The legislation fixes the data protection as a general problem of high priority, and obliges organizations address data protection seriously and consciously, outlining the tools and strategies to get organized coherently and do their part to counter this risky situation. The GDPR defines an approach for the creation of a system in which information security is a default value, constantly maintained since from the design of a process, based on prevention and awareness. One of the main tools to govern this system is the Data Protection Officer – DPO.
According to the best practices, the designation of the DPO should be preceded by a careful analysis. This assessment should highlight the aspects related to responsibilities, conflicts of interest, costs and benefits.
The DPO, in fact, can not hold a position in the company which could lead him to a conflict of interests (GDPR Sect.4, Art. 38). In particular, he can not be responsible for activities that contribute to the definition and management of security policies on data processing. Therefore, he is not eligible to hold a role with direct responsibility on data protection policies.
The responsibility for the protection of personal data is on the Controller (GDPR, Art.24) and on Processor (GDPR, Art. 82).
The DPO must be a subject that possesses a high-level view. He can be an employee of the organization or an external regularized via a specific contract (WP29 Guidelines on Data Protection Officers, Art. 2.4).

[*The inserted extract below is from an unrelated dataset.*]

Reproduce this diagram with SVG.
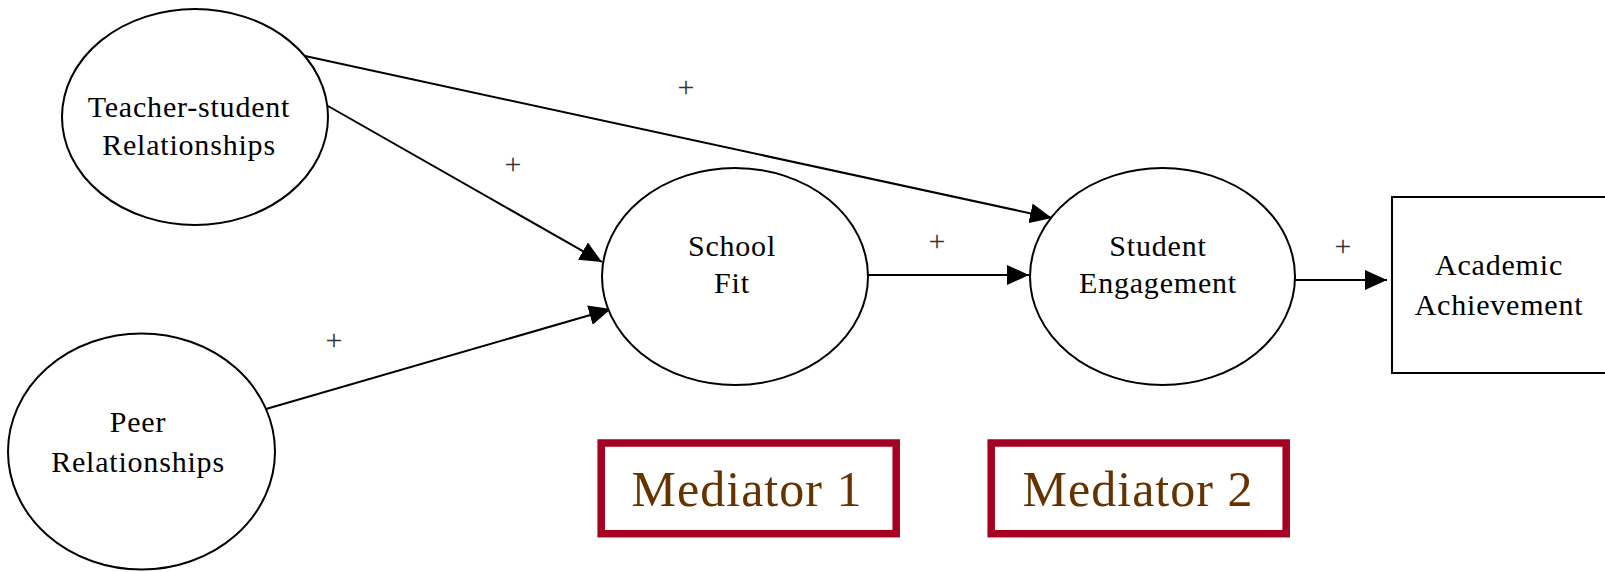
<svg xmlns="http://www.w3.org/2000/svg" width="1605" height="572" viewBox="0 0 1605 572">
<style>
.node{fill:#fff;stroke:#000;stroke-width:2}
.lbl{font-family:"Liberation Serif","Times New Roman",serif;font-size:30px;letter-spacing:0.8px;fill:#000;text-anchor:middle}
.plus{font-family:"Liberation Serif","Times New Roman",serif;font-size:30px;fill:#333;text-anchor:middle}
.edge{stroke:#000;stroke-width:2;fill:none;marker-end:url(#arr)}
.med{fill:#fff;stroke:#A50021;stroke-width:7.5}
.medt{font-family:"Liberation Serif","Times New Roman",serif;font-size:50px;letter-spacing:1px;fill:#663300;text-anchor:middle}
</style>
<defs>
<marker id="arr" markerUnits="userSpaceOnUse" markerWidth="22" markerHeight="20" refX="22" refY="10" orient="auto" viewBox="0 0 22 20">
<path d="M0,0 L22,10 L0,20 z" fill="#000"/>
</marker>
</defs>
<rect width="1605" height="572" fill="#fff"/>
<g id="connectors">
<line class="edge" x1="305" y1="56" x2="1052" y2="218"/>
<line class="edge" x1="328" y1="106" x2="602" y2="262"/>
<line class="edge" x1="266" y1="409" x2="611" y2="309"/>
<line class="edge" x1="868" y1="275" x2="1029" y2="275"/>
<line class="edge" x1="1295" y1="280" x2="1387" y2="280"/>
<text class="plus" x="686" y="97">+</text>
<text class="plus" x="513" y="174">+</text>
<text class="plus" x="937" y="251">+</text>
<text class="plus" x="1343" y="256">+</text>
<text class="plus" x="334" y="350">+</text>
</g>
<g id="teacher">
<ellipse class="node" cx="195" cy="117" rx="133" ry="108"/>
<text class="lbl" x="189" y="117">Teacher-student</text>
<text class="lbl" x="189" y="155">Relationships</text>
</g>
<g id="peer">
<ellipse class="node" cx="141.5" cy="451.5" rx="133.5" ry="118"/>
<text class="lbl" x="138" y="432">Peer</text>
<text class="lbl" x="138" y="472">Relationships</text>
</g>
<g id="schoolfit">
<ellipse class="node" cx="735" cy="276.5" rx="133" ry="108.5"/>
<text class="lbl" x="732" y="256">School</text>
<text class="lbl" x="732" y="293">Fit</text>
</g>
<g id="engagement">
<ellipse class="node" cx="1162.5" cy="276.5" rx="132.5" ry="108.5"/>
<text class="lbl" x="1158" y="256">Student</text>
<text class="lbl" x="1158" y="293">Engagement</text>
</g>
<g id="achievement">
<rect class="node" x="1392" y="197" width="220" height="176"/>
<text class="lbl" x="1499" y="275">Academic</text>
<text class="lbl" x="1499" y="315">Achievement</text>
</g>
<g id="mediator1">
<rect class="med" x="601.2" y="443" width="295" height="90.7"/>
<text class="medt" x="747" y="506">Mediator 1</text>
</g>
<g id="mediator2">
<rect class="med" x="991.2" y="443" width="295" height="90.7"/>
<text class="medt" x="1138" y="506">Mediator 2</text>
</g>
</svg>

However, the adoption of a DPO can depend on factors such as company size, the existence of the required skills already within the organization, the experience and the internal culture of privacy.
In healthcare companies of a certain size and in which there is greater culture and awareness on data protection, the choice of a Data Protection Officer must fall on any existing internal subjects, who possess the skills gained over the years in health care, and in possession of specific certifications for the government of data protection.
The DPO is a significant actor that performs multiple functions (GDPR, Art. 39):
– inform and advise the actors who perform the treatment of their obligations in data protection;
– monitor regulatory compliance, in particular with GDPR and specific rules on personal health data;
– activate the Controller and Processor to perform Data Protection Impact Assessment and monitor the performance (GDPR, Art. 35);
– cooperate with the Data Protection Supervisor: the DPO is the interface to request official opinions and reporting data breach.
DPO plays in a strategic position: he must be an authoritative figure who must inspire confidence within the company and externally. Not a mere figurehead, but an actor prepared able to understand regulations and technologies, with long experience and able to know relate properly: a key player in the growth of the organization.
The cost of a Data Protection Officer in an healthcare organization can start from 80,000 EUR / year, plus any resources needed for its sustainability within the company. To perform its tasks, in any case the DPO will exploit the existing resources.
Not to define the DPO involves penalties of up to 10 million eur (GDPR, Art. 83 paragraph 4).
Despite not having a direct responsibility for the management of data protection policies, it is very likely that the DPO owns a civil and contractual liability towards the company on which it depends, because the activities provided by him have direct impact on the processes and the general degree of compliance.
Anyway, it’s impossible to acquire the skills of a DPO with a three or four-day training course. So, the health organisations must choose this actor knowingly.